Third, The College Board demands that readers read “supportively.” That means readers are trained to look for positive aspects to reward rather than negative aspects to punish. That means that the readers are literally rooting for you.
Fourth, readers are trained to ignore handwriting as much as is humanly possible. Particularly difficult handwriting will be bumped up to more experienced readers. However, one way to get a zero is to write illegibly. So, while we don’t recommend totally retooling your handwriting, make sure to be as neat as you can.

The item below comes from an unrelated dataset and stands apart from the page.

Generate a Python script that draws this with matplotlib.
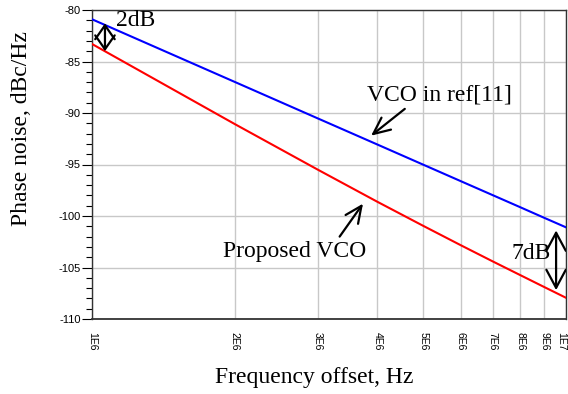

Fifth, despite what you may have heard, a longer essay doesn’t equal a higher score. Longer is not necessarily better. In fact, readers are specifically told to judge essays as is, holistically, and by using the scoring rubric. If a shorter essay earns a 6, so be it. Furthermore, and most important, the idea that writing a long essay will automatically raise your score leads to some of the worst possible essay-writing strategies. The SAT wants to see a first draft that develops a well-thought-out and well-supported point of view on the issue that is written engagingly, with varied and mostly correct language. The point is to achieve that goal, not to attain some “magic” length within the allotted time.
Finally, the readers couldn’t care less whether you quote Plato’s Republic, your own diary, or an advertising jingle. What matters is the appropriateness of your evidence, examples, and reasons, not the status of the knowledge you use to support your argument and point of view.